RECORDED DATA ::
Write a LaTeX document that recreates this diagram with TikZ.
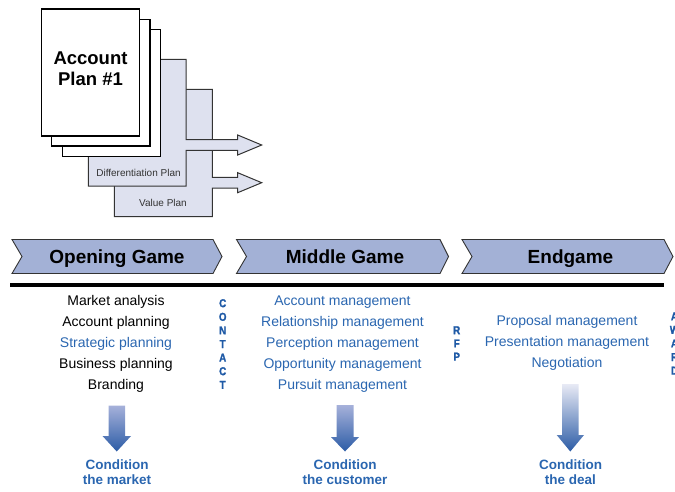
\documentclass[tikz,border=0pt]{standalone}
\usepackage{fontspec}
\setmainfont{Liberation Sans}
\newfontfamily\condfont[FakeStretch=0.85,FakeBold=1.5]{Liberation Sans}
\newcommand\lettertext[1]{{\condfont\bfseries\fontsize{11.5}{13}\selectfont #1}}
\definecolor{chev}{HTML}{A3B1D6}
\definecolor{planfill}{HTML}{DEE1EF}
\definecolor{txtblue}{HTML}{2A66B0}
\definecolor{letterblue}{HTML}{1F5AA6}
\definecolor{arrtop}{HTML}{A6B1DA}
\definecolor{arrtoplight}{HTML}{E8EAF5}
\definecolor{arrbot}{HTML}{2C5CA6}
\begin{document}
\begin{tikzpicture}[x=1pt,y=-1pt,
  pagebox/.style={draw=black, fill=white, line width=1.2pt},
  planbox/.style={draw=black!80, fill=planfill, line width=1pt},
  chevron/.style={draw=black!80, fill=chev, line width=0.9pt},
  phase/.style={font=\fontsize{19}{22}\selectfont\bfseries, inner sep=0pt, anchor=base},
  item/.style={font=\fontsize{14}{16}\selectfont, inner sep=0pt, anchor=base},
  blueitem/.style={item, text=txtblue},
  letter/.style={text=letterblue, inner sep=0pt, anchor=base},
  outcome/.style={font=\fontsize{13.5}{15.5}\selectfont\bfseries, text=txtblue, inner sep=0pt, anchor=base},
  plantext/.style={font=\fontsize{10}{12}\selectfont, text=black!80, inner sep=0pt, anchor=base},
  titletext/.style={font=\fontsize{18.5}{22}\selectfont\bfseries, inner sep=0pt, anchor=base}
]
\path[use as bounding box] (0,0) rectangle (675,491);
\clip (0,0) rectangle (675,491);

% plan shapes with arrows
\draw[planbox] (114.3,89.3) -- (212.3,89.3) -- (212.3,177.3) -- (237.7,177.3) -- (237.7,172.7)
  -- (261.7,182.7) -- (237.7,192.7) -- (237.7,188) -- (212.3,188) -- (212.3,216.7) -- (114.3,216.7) -- cycle;
\draw[planbox] (88.3,59.3) -- (186,59.3) -- (186,139.7) -- (237.7,139.7) -- (237.7,135)
  -- (261.7,145) -- (237.7,155) -- (237.7,150.3) -- (186,150.3) -- (186,186) -- (88.3,186) -- cycle;
\node[plantext] (diffplan) at (138.5,176.3) {Differentiation Plan};
\node[plantext] (valueplan) at (163,206.9) {Value Plan};

% pages
\draw[pagebox] (62.3,29.3) rectangle (160.7,156.7);
\draw[pagebox] (51.7,19.3) rectangle (150,146);
\draw[pagebox] (41.7,9) rectangle (139.3,136);
\node[titletext] (acct1) at (90.5,64.8) {Account};
\node[titletext] (acct2) at (90.5,85.6) {Plan \#1};

% chevrons
\draw[chevron] (12,239.5) -- (213,239.5) -- (222,256.5) -- (213,273.5) -- (12,273.5) -- (22,256.5) -- cycle;
\draw[chevron] (236.5,239.5) -- (440,239.5) -- (448.5,256.5) -- (440,273.5) -- (236.5,273.5) -- (246.5,256.5) -- cycle;
\draw[chevron] (462,239.5) -- (664,239.5) -- (673,256.5) -- (664,273.5) -- (462,273.5) -- (472,256.5) -- cycle;
\node[phase] (opening) at (117,263.6) {Opening Game};
\node[phase] (middle) at (345,263.6) {Middle Game};
\node[phase] (endgame) at (570.5,263.6) {Endgame};

% thick rule
\draw[line width=3.5pt] (10,285) -- (664,285);

% opening list
\node[item] (o1) at (116,305) {Market analysis};
\node[item] (o2) at (116,326) {Account planning};
\node[blueitem] (o3) at (116,347) {Strategic planning};
\node[item] (o4) at (116,368) {Business planning};
\node[item] (o5) at (116,389) {Branding};

% middle list
\node[blueitem] (m1) at (342.5,305) {Account management};
\node[blueitem] (m2) at (342.5,326) {Relationship management};
\node[blueitem] (m3) at (342.5,347) {Perception management};
\node[blueitem] (m4) at (342.5,368) {Opportunity management};
\node[blueitem] (m5) at (342.5,389) {Pursuit management};

% endgame list
\node[blueitem] (e1) at (567,325) {Proposal management};
\node[blueitem] (e2) at (567,346) {Presentation management};
\node[blueitem] (e3) at (567,367) {Negotiation};

% vertical words
\foreach \ch [count=\i from 0] in {C,O,N,T,A,C,T}
  \node[letter] (contact\i) at (222.7,307.2+13.6*\i) {\lettertext{\ch}};
\foreach \ch [count=\i from 0] in {R,F,P}
  \node[letter] (rfp\i) at (456.7,334.2+13.2*\i) {\lettertext{\ch}};
\foreach \ch [count=\i from 0] in {A,W,A,R,D}
  \node[letter] (award\i) at (674.5,320.2+13.6*\i) {\lettertext{\ch}};

% down arrows
\shade[top color=arrtop, bottom color=arrbot]
  (108.5,405.5) -- (125,405.5) -- (125,436) -- (131,436) -- (116.75,451.5) -- (102.5,436) -- (108.5,436) -- cycle;
\shade[top color=arrtop, bottom color=arrbot]
  (336.5,405) -- (353.5,405) -- (353.5,437) -- (359,437) -- (345,451.5) -- (331,437) -- (336.5,437) -- cycle;
\shade[top color=arrtoplight, bottom color=arrbot]
  (562,384) -- (578.5,384) -- (578.5,435) -- (584,435) -- (570.3,451.5) -- (556.7,435) -- (562,435) -- cycle;

% outcomes
\node[outcome] (c1a) at (117,469.9) {Condition};
\node[outcome] (c1b) at (117,484.9) {the market};
\node[outcome] (c2a) at (345,469.9) {Condition};
\node[outcome] (c2b) at (345,484.9) {the customer};
\node[outcome] (c3a) at (570.5,469.9) {Condition};
\node[outcome] (c3b) at (570.5,484.9) {the deal};
\end{tikzpicture}
\end{document}
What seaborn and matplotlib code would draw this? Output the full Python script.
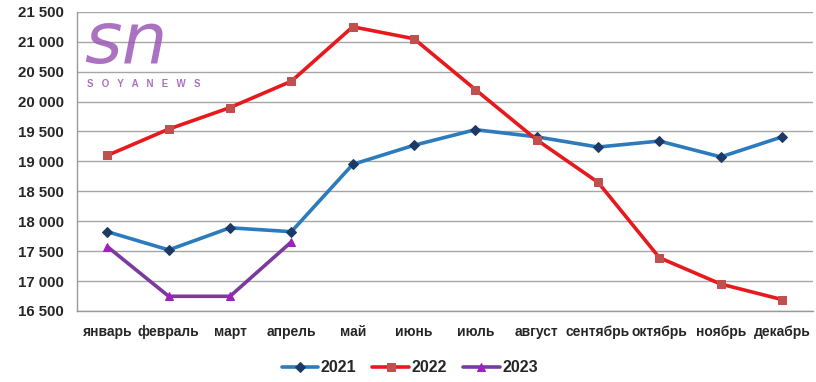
import pandas as pd
import matplotlib
matplotlib.use('Agg')
import matplotlib.pyplot as plt
import seaborn as sns

# DATA
months = ['январь', 'февраль', 'март', 'апрель', 'май', 'июнь',
          'июль', 'август', 'сентябрь', 'октябрь', 'ноябрь', 'декабрь']
y2021 = [17825, 17520, 17890, 17825, 18950, 19270,
         19530, 19410, 19240, 19340, 19075, 19410]
y2022 = [19100, 19540, 19900, 20340, 21250, 21050,
         20200, 19360, 18650, 17390, 16950, 16690]
y2023 = [17575, 16745, 16745, 17655]
yticks = [16500, 17000, 17500, 18000, 18500, 19000, 19500, 20000, 20500, 21000, 21500]

sns.set_style('white')
plt.rcParams['font.family'] = ['Liberation Sans', 'DejaVu Sans']

fig = plt.figure(figsize=(8.16, 3.82), dpi=100)
ax = fig.add_axes([0.094, 0.186, 0.902, 0.783])

# ONE FRAME PER YEAR
df21 = pd.DataFrame({'month': months, 'value': y2021})
df22 = pd.DataFrame({'month': months, 'value': y2022})
df23 = pd.DataFrame({'month': months[:len(y2023)], 'value': y2023})

sns.lineplot(data=df21, x='month', y='value', ax=ax, color='#2b7bbd', lw=2.6,
             marker='D', markersize=6, markerfacecolor='#1d3a66',
             markeredgecolor='#1d3a66', label='2021', sort=False)
sns.lineplot(data=df22, x='month', y='value', ax=ax, color='#e8191d', lw=2.6,
             marker='s', markersize=7, markerfacecolor='#c0504d',
             markeredgecolor='#c0504d', label='2022', sort=False)
sns.lineplot(data=df23, x='month', y='value', ax=ax, color='#7a3a9e', lw=2.6,
             marker='^', markersize=8, markerfacecolor='#a11fbf',
             markeredgecolor='#a11fbf', label='2023', sort=False)

# AXES
ax.set_xlim(-0.5, 11.5)
ax.set_ylim(16500, 21500)
ax.set_yticks(yticks)
ax.set_yticklabels([f'{v:,}'.replace(',', ' ') for v in yticks],
                   fontsize=10.8, fontweight='bold', color='#262626')
ax.set_xticks(range(12))
ax.set_xticklabels(months, fontsize=10, fontweight='bold', color='#262626')
ax.set_xticks([i - 0.5 for i in range(13)], minor=True)
ax.tick_params(axis='x', which='major', length=0, pad=10)
ax.tick_params(axis='x', which='minor', length=5, color='#999999', width=1)
ax.tick_params(axis='y', length=0, pad=9)
ax.set_xlabel('')
ax.set_ylabel('')
ax.grid(True, axis='y', color='#a6a6a6', lw=1)
for s in ['top', 'right']:
    ax.spines[s].set_visible(False)
for s in ['left', 'bottom']:
    ax.spines[s].set_color('#999999')
    ax.spines[s].set_linewidth(1)

# WATERMARK
fig.text(0.103, 0.835, 'sn', fontsize=52, style='italic', color='#9b59b6',
         alpha=0.85, family='DejaVu Sans')
fig.text(0.107, 0.772, 'S   O   Y   A   N   E   W   S', fontsize=7, fontweight='bold',
         color='#9b59b6', alpha=0.85)

# LEGEND AT BOTTOM
h, labs = ax.get_legend_handles_labels()
for line in h:
    line.set_markersize(5.5)
ax.legend(h, labs, loc='center', bbox_to_anchor=(0.502, 0.037),
          bbox_transform=fig.transFigure, ncol=3, frameon=False,
          prop={'size': 11.5, 'weight': 'bold'}, handlelength=2.3,
          handletextpad=0.15, columnspacing=1.0)

fig.savefig('out.png', dpi=100)
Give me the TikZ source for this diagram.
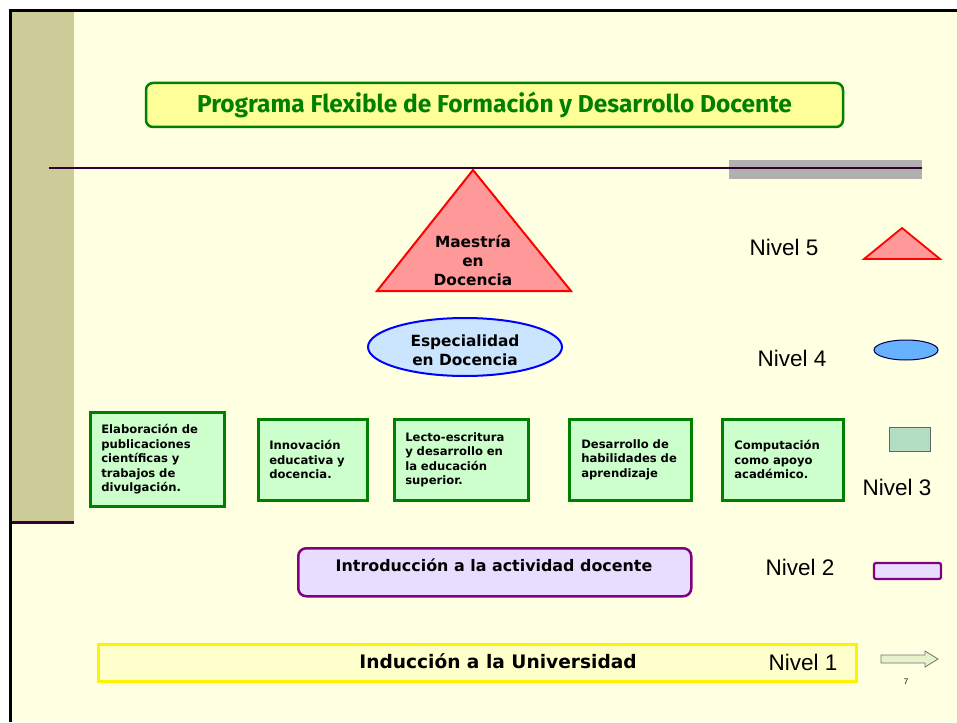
\documentclass[tikz,border=0pt]{standalone}
\usepackage{fontspec}
\usepackage{xcolor}
\usepackage{tikz}
\setmainfont{DejaVu Sans}
\newfontfamily\arialf{Liberation Sans}
\newfontfamily\titlef{Fira Sans}
\definecolor{slidebg}{HTML}{FFFFE1}
\definecolor{bandkhaki}{HTML}{CCCC99}
\definecolor{darkplum}{HTML}{330033}
\definecolor{titlegreen}{HTML}{008000}
\definecolor{titlefill}{HTML}{FFFF99}
\definecolor{pinkfill}{HTML}{FF9999}
\definecolor{bluefill}{HTML}{CCE5FF}
\definecolor{legendblue}{HTML}{66B2FF}
\definecolor{mintfill}{HTML}{CCFFCC}
\definecolor{legendmint}{HTML}{B3DEC4}
\definecolor{lavender}{HTML}{E9DDFF}
\definecolor{purpleline}{HTML}{800080}
\definecolor{paleyellow}{HTML}{FFFFCC}
\definecolor{arrowfill}{HTML}{E6F2CC}
\tikzset{
	greenbox/.style={draw=titlegreen, fill=mintfill, line width=2.6pt, anchor=north west, align=left, inner ysep=0pt, font=\bfseries\fontsize{11.6}{14.5}\selectfont},
	nivel/.style={font=\arialf\fontsize{22.5}{24}\selectfont, anchor=base},
}

\begin{document}
\begin{tikzpicture}[x=1pt, y=-1pt]
	\useasboundingbox (0,0) rectangle (957,722);
	\fill[white] (0,0) rectangle (957,722);
	\fill[slidebg] (11,11) rectangle (957,722);
	\fill[bandkhaki] (11,11) rectangle (74,521);
	\draw[darkplum, line width=3pt] (11,522) -- (74,522);
	\draw[black, line width=2.5pt] (10.5,722) -- (10.5,10.5) -- (957,10.5);
	% title
	\node[draw=titlegreen, fill=titlefill, line width=2.5pt, rounded corners=7pt, minimum width=697, minimum height=44, inner sep=0pt, text=titlegreen, font=\titlef\bfseries\fontsize{24.5}{26}\selectfont] (titulo) at (494.5,105) {Programa Flexible de Formación y Desarrollo Docente};
	% rule with grey bar
	\fill[black!31] (729,160) rectangle (922,179);
	\draw[darkplum, line width=2pt] (49,168) -- (922,168);
	% level 5
	\draw[draw=red, fill=pinkfill, line width=2pt, line join=miter] (473,170) -- (571,291) -- (377,291) -- cycle;
	\node[align=center, font=\bfseries\fontsize{15.4}{19}\selectfont] (maestria) at (473,260) {Maestría\\en\\Docencia};
	% level 4
	\draw[draw=blue, fill=bluefill, line width=2pt] (465,347) ellipse (97 and 29);
	\node[align=center, font=\bfseries\fontsize{15.4}{19}\selectfont] (especialidad) at (465,350) {Especialidad\\en Docencia};
	% level 3
	\node[greenbox, inner xsep=11pt, text width=112pt, minimum height=94] (publicaciones) at (89,411) {Elaboración de\\publicaciones\\científicas y\\trabajos de\\divulgación.};
	\node[greenbox, inner xsep=11pt, text width=87pt, minimum height=81] (innovacion) at (257,418) {Innovación\\educativa y\\docencia.};
	\node[greenbox, inner xsep=11pt, text width=112pt, minimum height=81] (lectoescritura) at (393,418) {Lecto-escritura\\y desarrollo en\\la educación\\superior.\\[4pt]};
	\node[greenbox, inner xsep=12pt, text width=98pt, minimum height=81] (habilidades) at (568,418) {Desarrollo de\\habilidades de\\aprendizaje};
	\node[greenbox, inner xsep=12pt, text width=97pt, minimum height=81] (computacion) at (721,418) {Computación\\como apoyo\\académico.};
	% level 2
	\node[draw=purpleline, fill=lavender, line width=2.5pt, rounded corners=8pt, minimum width=393, minimum height=48, anchor=north west] (introduccion) at (297,547) {};
	\node[anchor=base, font=\bfseries\fontsize{15.9}{17}\selectfont] (introtexto) at (494,571) {Introducción a la actividad docente};
	% level 1
	\node[draw=yellow, fill=paleyellow, line width=3pt, minimum width=758, minimum height=37, anchor=north west] (induccion) at (97,643) {};
	\node[anchor=base, font=\bfseries\fontsize{18.6}{20}\selectfont] (inductexto) at (498,668) {Inducción a la Universidad};
	% legend
	\node[nivel] (n5) at (784,255) {Nivel 5};
	\node[nivel] (n4) at (792,366) {Nivel 4};
	\node[nivel] (n3) at (897,495) {Nivel 3};
	\node[nivel] (n2) at (800,575) {Nivel 2};
	\node[nivel] (n1) at (803,670) {Nivel 1};
	\draw[draw=red, fill=pinkfill, line width=1.8pt] (902,228) -- (940,259) -- (864,259) -- cycle;
	\draw[draw=black!70!blue, fill=legendblue, line width=1pt] (906,350) ellipse (32 and 10);
	\draw[draw=black!60, fill=legendmint, line width=1pt] (889,427) rectangle (930,451);
	\draw[draw=purpleline, fill=lavender, line width=2.2pt, rounded corners=2pt] (874,563) rectangle (941,579);
	\draw[draw=black!55, fill=arrowfill, line width=0.8pt] (881,655) -- (925,655) -- (925,651) -- (938,659) -- (925,667) -- (925,663) -- (881,663) -- cycle;
	\node[font=\arialf\fontsize{8}{9}\selectfont] (pagina) at (906,682) {7};
\end{tikzpicture}
\end{document}
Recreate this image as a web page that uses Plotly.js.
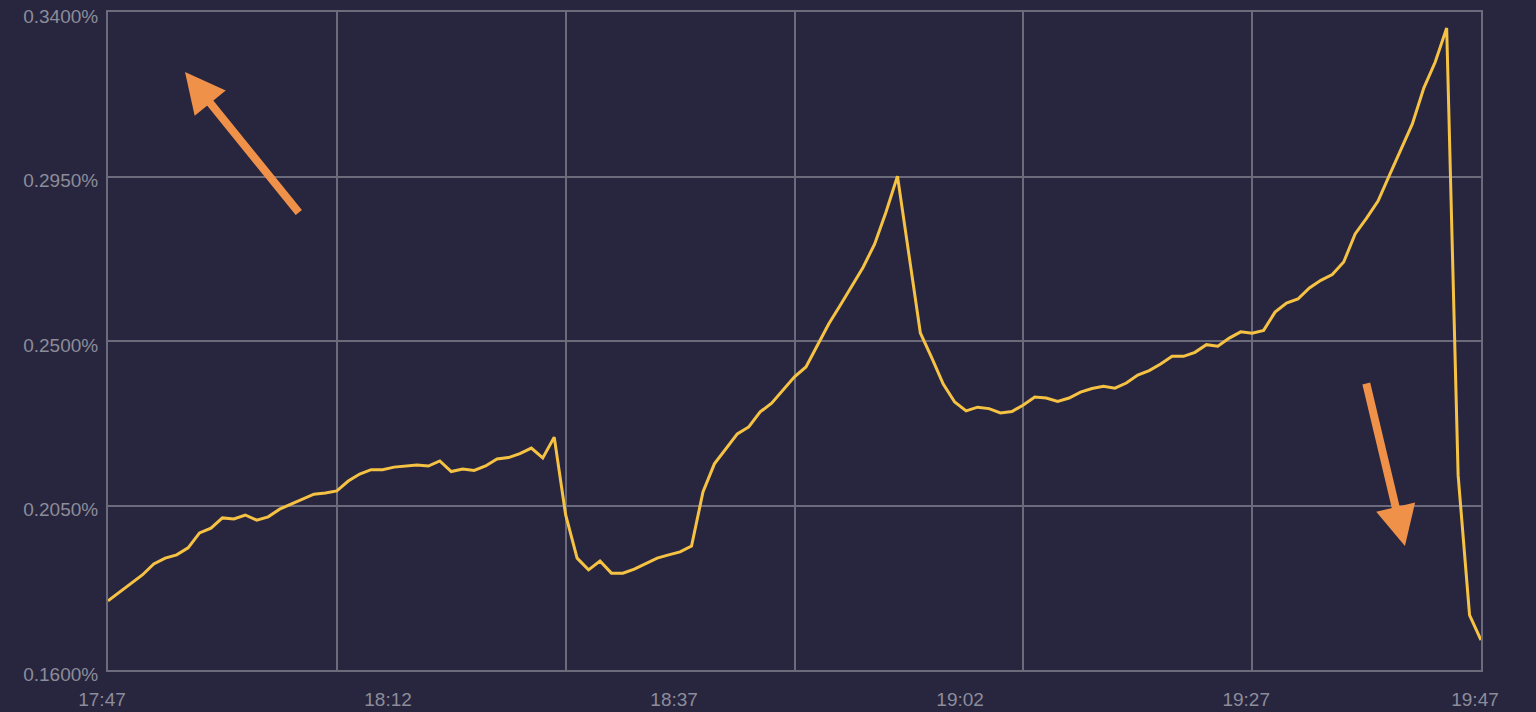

WHAT TO WORK ON :: Word for word, repeat the lines above from the one with "What seaborn and" through the one with "20500, 21000, 21500]", and nothing beyond them. Omit the pictures.

EXERCISE RESULT ::
What seaborn and matplotlib code would draw this? Output the full Python script.
import pandas as pd
import matplotlib
matplotlib.use('Agg')
import matplotlib.pyplot as plt
import seaborn as sns

# DATA
months = ['январь', 'февраль', 'март', 'апрель', 'май', 'июнь',
          'июль', 'август', 'сентябрь', 'октябрь', 'ноябрь', 'декабрь']
y2021 = [17825, 17520, 17890, 17825, 18950, 19270,
         19530, 19410, 19240, 19340, 19075, 19410]
y2022 = [19100, 19540, 19900, 20340, 21250, 21050,
         20200, 19360, 18650, 17390, 16950, 16690]
y2023 = [17575, 16745, 16745, 17655]
yticks = [16500, 17000, 17500, 18000, 18500, 19000, 19500, 20000, 20500, 21000, 21500]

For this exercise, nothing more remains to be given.